WHAT NEEDS TO BE DONE. Locate the word "document" in the data below, then copy every line that holds it.

DATA EXCERPT.
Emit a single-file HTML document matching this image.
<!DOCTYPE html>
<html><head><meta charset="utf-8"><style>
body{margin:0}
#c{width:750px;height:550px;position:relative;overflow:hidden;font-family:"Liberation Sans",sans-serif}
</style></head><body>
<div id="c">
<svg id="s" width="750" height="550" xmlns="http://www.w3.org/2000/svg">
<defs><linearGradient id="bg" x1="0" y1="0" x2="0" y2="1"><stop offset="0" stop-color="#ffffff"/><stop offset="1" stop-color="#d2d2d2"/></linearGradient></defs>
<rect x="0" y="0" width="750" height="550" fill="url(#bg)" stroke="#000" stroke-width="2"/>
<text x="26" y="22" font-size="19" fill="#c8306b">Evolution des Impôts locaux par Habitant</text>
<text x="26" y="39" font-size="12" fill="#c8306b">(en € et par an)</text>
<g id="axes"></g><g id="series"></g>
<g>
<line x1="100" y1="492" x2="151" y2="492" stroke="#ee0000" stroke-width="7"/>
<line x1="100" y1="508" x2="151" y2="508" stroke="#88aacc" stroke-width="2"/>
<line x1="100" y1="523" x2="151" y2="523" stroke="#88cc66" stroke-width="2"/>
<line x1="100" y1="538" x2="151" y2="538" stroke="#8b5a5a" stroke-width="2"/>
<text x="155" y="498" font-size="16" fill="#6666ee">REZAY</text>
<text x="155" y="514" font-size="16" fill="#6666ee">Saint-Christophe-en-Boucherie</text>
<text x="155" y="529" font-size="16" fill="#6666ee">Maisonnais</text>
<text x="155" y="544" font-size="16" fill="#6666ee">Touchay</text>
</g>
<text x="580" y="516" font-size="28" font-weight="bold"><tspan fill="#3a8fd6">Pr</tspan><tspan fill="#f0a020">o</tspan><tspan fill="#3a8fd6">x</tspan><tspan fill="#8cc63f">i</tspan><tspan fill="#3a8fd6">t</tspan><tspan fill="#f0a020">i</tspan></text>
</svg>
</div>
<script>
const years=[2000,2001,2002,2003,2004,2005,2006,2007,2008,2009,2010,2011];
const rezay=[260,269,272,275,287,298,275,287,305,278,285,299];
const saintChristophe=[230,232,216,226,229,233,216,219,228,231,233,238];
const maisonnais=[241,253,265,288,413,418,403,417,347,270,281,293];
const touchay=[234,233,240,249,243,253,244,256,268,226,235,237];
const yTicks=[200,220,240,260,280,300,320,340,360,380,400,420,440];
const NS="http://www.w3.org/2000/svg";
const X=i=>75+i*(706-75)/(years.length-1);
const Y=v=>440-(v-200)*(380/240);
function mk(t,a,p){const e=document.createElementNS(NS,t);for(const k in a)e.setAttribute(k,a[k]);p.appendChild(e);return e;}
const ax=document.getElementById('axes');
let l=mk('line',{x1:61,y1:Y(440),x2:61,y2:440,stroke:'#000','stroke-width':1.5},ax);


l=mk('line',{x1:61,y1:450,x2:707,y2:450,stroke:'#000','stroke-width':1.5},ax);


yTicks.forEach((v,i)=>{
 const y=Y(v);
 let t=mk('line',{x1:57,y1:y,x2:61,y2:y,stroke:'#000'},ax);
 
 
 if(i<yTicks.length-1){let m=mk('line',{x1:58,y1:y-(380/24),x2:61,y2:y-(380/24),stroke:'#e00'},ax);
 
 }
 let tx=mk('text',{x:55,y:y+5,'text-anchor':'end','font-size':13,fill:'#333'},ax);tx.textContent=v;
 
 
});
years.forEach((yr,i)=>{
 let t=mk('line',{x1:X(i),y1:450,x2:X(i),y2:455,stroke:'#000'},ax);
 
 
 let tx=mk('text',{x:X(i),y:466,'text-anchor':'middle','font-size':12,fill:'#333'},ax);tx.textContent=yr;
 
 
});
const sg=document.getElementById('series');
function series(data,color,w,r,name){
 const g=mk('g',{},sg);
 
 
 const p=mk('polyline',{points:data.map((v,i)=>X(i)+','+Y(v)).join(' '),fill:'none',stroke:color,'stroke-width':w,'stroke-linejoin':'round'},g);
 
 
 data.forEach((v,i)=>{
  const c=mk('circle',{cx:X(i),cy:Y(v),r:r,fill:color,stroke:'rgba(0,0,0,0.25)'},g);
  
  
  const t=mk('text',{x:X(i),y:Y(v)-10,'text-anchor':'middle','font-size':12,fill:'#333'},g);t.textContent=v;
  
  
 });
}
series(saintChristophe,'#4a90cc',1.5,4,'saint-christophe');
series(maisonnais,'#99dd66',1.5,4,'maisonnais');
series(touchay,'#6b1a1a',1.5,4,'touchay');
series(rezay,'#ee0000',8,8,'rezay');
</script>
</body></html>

REPLY.
Emit a single-file HTML document matching this image.
function mk(t,a,p){const e=document.createElementNS(NS,t);for(const k in a)e.setAttribute(k,a[k]);p.appendChild(e);return e;}
const ax=document.getElementById('axes');
const sg=document.getElementById('series');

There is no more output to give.